Problem requirements: Skip the pictures and extract all of the lines exactly as written.

Data extract:
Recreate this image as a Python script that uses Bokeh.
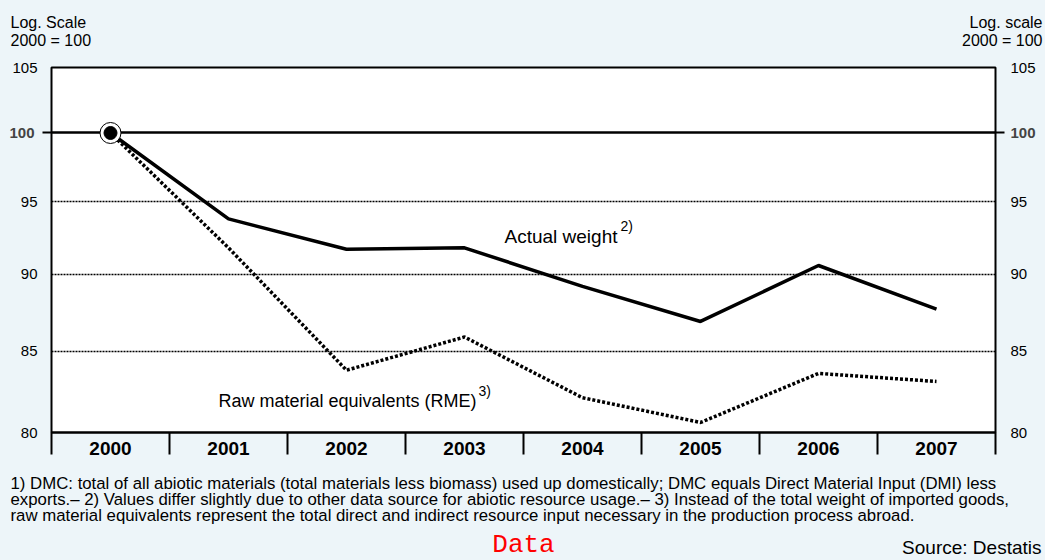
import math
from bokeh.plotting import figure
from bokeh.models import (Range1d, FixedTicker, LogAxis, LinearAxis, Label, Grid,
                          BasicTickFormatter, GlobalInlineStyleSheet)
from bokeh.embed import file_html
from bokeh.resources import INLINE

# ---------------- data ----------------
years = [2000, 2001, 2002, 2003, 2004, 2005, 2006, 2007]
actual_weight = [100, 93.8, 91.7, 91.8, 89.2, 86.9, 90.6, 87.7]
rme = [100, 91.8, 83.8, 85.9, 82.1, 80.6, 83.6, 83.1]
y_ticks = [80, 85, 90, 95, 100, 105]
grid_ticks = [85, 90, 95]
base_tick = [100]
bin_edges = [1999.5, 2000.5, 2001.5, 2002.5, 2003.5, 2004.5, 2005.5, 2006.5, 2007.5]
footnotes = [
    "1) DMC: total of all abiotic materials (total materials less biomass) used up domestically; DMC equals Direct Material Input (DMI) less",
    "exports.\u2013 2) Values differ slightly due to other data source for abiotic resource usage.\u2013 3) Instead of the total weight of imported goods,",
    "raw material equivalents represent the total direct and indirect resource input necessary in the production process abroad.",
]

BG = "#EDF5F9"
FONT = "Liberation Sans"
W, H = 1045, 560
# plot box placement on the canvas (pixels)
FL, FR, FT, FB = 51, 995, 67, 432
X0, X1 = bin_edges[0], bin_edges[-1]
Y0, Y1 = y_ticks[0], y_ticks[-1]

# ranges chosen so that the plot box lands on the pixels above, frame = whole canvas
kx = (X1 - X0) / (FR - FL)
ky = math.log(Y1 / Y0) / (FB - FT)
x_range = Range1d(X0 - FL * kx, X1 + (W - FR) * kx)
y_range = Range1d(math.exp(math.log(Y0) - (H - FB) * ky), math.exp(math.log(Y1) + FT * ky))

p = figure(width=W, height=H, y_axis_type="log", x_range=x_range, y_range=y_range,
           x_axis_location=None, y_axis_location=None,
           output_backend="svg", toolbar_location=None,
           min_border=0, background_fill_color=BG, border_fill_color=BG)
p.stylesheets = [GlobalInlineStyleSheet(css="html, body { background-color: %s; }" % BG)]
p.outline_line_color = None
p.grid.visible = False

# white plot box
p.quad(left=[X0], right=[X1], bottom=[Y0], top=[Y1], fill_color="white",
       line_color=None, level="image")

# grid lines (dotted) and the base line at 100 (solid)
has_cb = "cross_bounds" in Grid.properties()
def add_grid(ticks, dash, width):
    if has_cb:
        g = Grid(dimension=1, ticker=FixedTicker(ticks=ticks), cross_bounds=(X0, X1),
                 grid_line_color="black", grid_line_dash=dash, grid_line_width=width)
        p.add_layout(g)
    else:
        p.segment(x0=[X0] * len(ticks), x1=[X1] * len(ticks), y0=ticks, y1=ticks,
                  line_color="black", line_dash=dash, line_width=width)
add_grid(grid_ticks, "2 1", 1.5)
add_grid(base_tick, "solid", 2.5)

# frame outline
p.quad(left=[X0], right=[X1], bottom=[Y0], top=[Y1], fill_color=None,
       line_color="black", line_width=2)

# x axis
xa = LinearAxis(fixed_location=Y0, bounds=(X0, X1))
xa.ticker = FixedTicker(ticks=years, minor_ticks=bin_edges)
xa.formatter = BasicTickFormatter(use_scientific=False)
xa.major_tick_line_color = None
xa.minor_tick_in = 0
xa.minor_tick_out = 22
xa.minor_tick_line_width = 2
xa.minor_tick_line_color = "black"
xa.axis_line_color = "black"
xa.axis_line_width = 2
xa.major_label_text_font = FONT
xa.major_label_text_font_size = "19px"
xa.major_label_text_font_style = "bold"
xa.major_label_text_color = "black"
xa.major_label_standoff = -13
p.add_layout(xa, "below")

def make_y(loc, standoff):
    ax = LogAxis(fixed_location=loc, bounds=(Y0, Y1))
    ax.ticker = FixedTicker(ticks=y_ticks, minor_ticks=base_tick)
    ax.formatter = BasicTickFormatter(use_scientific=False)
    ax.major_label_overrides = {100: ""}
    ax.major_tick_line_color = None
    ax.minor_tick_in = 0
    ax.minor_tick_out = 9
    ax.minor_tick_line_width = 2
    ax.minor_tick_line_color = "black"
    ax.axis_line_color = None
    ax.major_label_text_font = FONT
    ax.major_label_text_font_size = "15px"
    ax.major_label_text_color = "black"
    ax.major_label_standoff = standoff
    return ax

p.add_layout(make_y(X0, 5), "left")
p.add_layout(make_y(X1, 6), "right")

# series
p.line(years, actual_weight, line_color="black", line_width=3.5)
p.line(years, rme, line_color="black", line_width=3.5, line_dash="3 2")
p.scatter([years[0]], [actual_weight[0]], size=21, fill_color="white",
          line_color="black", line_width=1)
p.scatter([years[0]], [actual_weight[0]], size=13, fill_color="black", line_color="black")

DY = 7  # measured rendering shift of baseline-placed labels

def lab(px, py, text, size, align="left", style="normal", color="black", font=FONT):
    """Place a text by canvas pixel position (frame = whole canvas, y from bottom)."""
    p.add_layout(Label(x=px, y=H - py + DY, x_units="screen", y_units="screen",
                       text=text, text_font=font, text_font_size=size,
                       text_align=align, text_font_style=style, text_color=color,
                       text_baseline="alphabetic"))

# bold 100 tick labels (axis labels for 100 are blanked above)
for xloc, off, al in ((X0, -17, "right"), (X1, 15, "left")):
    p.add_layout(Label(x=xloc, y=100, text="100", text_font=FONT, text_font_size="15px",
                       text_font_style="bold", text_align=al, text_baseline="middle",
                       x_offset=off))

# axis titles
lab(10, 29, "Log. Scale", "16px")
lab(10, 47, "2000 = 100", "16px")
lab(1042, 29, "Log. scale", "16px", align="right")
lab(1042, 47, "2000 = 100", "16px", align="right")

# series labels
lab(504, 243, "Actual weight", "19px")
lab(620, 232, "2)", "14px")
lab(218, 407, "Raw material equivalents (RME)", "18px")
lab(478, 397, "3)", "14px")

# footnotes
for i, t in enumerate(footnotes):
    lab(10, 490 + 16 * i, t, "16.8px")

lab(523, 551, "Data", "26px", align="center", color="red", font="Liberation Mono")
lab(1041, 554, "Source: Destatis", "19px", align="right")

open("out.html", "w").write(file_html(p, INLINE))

Written answer:
Recreate this image as a Python script that uses Bokeh.
import math
from bokeh.plotting import figure
from bokeh.models import (Range1d, FixedTicker, LogAxis, LinearAxis, Label, Grid,
                          BasicTickFormatter, GlobalInlineStyleSheet)
from bokeh.embed import file_html
from bokeh.resources import INLINE

# ---------------- data ----------------
years = [2000, 2001, 2002, 2003, 2004, 2005, 2006, 2007]
actual_weight = [100, 93.8, 91.7, 91.8, 89.2, 86.9, 90.6, 87.7]
rme = [100, 91.8, 83.8, 85.9, 82.1, 80.6, 83.6, 83.1]
y_ticks = [80, 85, 90, 95, 100, 105]
grid_ticks = [85, 90, 95]
base_tick = [100]
bin_edges = [1999.5, 2000.5, 2001.5, 2002.5, 2003.5, 2004.5, 2005.5, 2006.5, 2007.5]
footnotes = [
    "1) DMC: total of all abiotic materials (total materials less biomass) used up domestically; DMC equals Direct Material Input (DMI) less",
    "exports.\u2013 2) Values differ slightly due to other data source for abiotic resource usage.\u2013 3) Instead of the total weight of imported goods,",
    "raw material equivalents represent the total direct and indirect resource input necessary in the production process abroad.",
]

BG = "#EDF5F9"
FONT = "Liberation Sans"
W, H = 1045, 560
# plot box placement on the canvas (pixels)
FL, FR, FT, FB = 51, 995, 67, 432
X0, X1 = bin_edges[0], bin_edges[-1]
Y0, Y1 = y_ticks[0], y_ticks[-1]

# ranges chosen so that the plot box lands on the pixels above, frame = whole canvas
kx = (X1 - X0) / (FR - FL)
ky = math.log(Y1 / Y0) / (FB - FT)
x_range = Range1d(X0 - FL * kx, X1 + (W - FR) * kx)
y_range = Range1d(math.exp(math.log(Y0) - (H - FB) * ky), math.exp(math.log(Y1) + FT * ky))

p = figure(width=W, height=H, y_axis_type="log", x_range=x_range, y_range=y_range,
           x_axis_location=None, y_axis_location=None,
           output_backend="svg", toolbar_location=None,
           min_border=0, background_fill_color=BG, border_fill_color=BG)
p.stylesheets = [GlobalInlineStyleSheet(css="html, body { background-color: %s; }" % BG)]
p.outline_line_color = None
p.grid.visible = False

# white plot box
p.quad(left=[X0], right=[X1], bottom=[Y0], top=[Y1], fill_color="white",
       line_color=None, level="image")

# grid lines (dotted) and the base line at 100 (solid)
has_cb = "cross_bounds" in Grid.properties()
def add_grid(ticks, dash, width):
    if has_cb:
        g = Grid(dimension=1, ticker=FixedTicker(ticks=ticks), cross_bounds=(X0, X1),
                 grid_line_color="black", grid_line_dash=dash, grid_line_width=width)
        p.add_layout(g)
    else:
        p.segment(x0=[X0] * len(ticks), x1=[X1] * len(ticks), y0=ticks, y1=ticks,
                  line_color="black", line_dash=dash, line_width=width)
add_grid(grid_ticks, "2 1", 1.5)
add_grid(base_tick, "solid", 2.5)

# frame outline
p.quad(left=[X0], right=[X1], bottom=[Y0], top=[Y1], fill_color=None,
       line_color="black", line_width=2)

# x axis
xa = LinearAxis(fixed_location=Y0, bounds=(X0, X1))
xa.ticker = FixedTicker(ticks=years, minor_ticks=bin_edges)
xa.formatter = BasicTickFormatter(use_scientific=False)
xa.major_tick_line_color = None
xa.minor_tick_in = 0
xa.minor_tick_out = 22
xa.minor_tick_line_width = 2
xa.minor_tick_line_color = "black"
xa.axis_line_color = "black"
xa.axis_line_width = 2
xa.major_label_text_font = FONT
xa.major_label_text_font_size = "19px"
xa.major_label_text_font_style = "bold"
xa.major_label_text_color = "black"
xa.major_label_standoff = -13
p.add_layout(xa, "below")

def make_y(loc, standoff):
    ax = LogAxis(fixed_location=loc, bounds=(Y0, Y1))
    ax.ticker = FixedTicker(ticks=y_ticks, minor_ticks=base_tick)
    ax.formatter = BasicTickFormatter(use_scientific=False)
    ax.major_label_overrides = {100: ""}
    ax.major_tick_line_color = None
    ax.minor_tick_in = 0
    ax.minor_tick_out = 9
    ax.minor_tick_line_width = 2
    ax.minor_tick_line_color = "black"
    ax.axis_line_color = None
    ax.major_label_text_font = FONT
    ax.major_label_text_font_size = "15px"
    ax.major_label_text_color = "black"
    ax.major_label_standoff = standoff
    return ax

p.add_layout(make_y(X0, 5), "left")
p.add_layout(make_y(X1, 6), "right")

# series
p.line(years, actual_weight, line_color="black", line_width=3.5)
p.line(years, rme, line_color="black", line_width=3.5, line_dash="3 2")
p.scatter([years[0]], [actual_weight[0]], size=21, fill_color="white",
          line_color="black", line_width=1)
p.scatter([years[0]], [actual_weight[0]], size=13, fill_color="black", line_color="black")

DY = 7  # measured rendering shift of baseline-placed labels

def lab(px, py, text, size, align="left", style="normal", color="black", font=FONT):
    """Place a text by canvas pixel position (frame = whole canvas, y from bottom)."""
    p.add_layout(Label(x=px, y=H - py + DY, x_units="screen", y_units="screen",
                       text=text, text_font=font, text_font_size=size,
                       text_align=align, text_font_style=style, text_color=color,
                       text_baseline="alphabetic"))

# bold 100 tick labels (axis labels for 100 are blanked above)
for xloc, off, al in ((X0, -17, "right"), (X1, 15, "left")):
    p.add_layout(Label(x=xloc, y=100, text="100", text_font=FONT, text_font_size="15px",
                       text_font_style="bold", text_align=al, text_baseline="middle",
                       x_offset=off))

# axis titles
lab(10, 29, "Log. Scale", "16px")
lab(10, 47, "2000 = 100", "16px")
lab(1042, 29, "Log. scale", "16px", align="right")
lab(1042, 47, "2000 = 100", "16px", align="right")

# series labels
lab(504, 243, "Actual weight", "19px")
lab(620, 232, "2)", "14px")
lab(218, 407, "Raw material equivalents (RME)", "18px")
lab(478, 397, "3)", "14px")

# footnotes
for i, t in enumerate(footnotes):
    lab(10, 490 + 16 * i, t, "16.8px")

lab(523, 551, "Data", "26px", align="center", color="red", font="Liberation Mono")
lab(1041, 554, "Source: Destatis", "19px", align="right")

open("out.html", "w").write(file_html(p, INLINE))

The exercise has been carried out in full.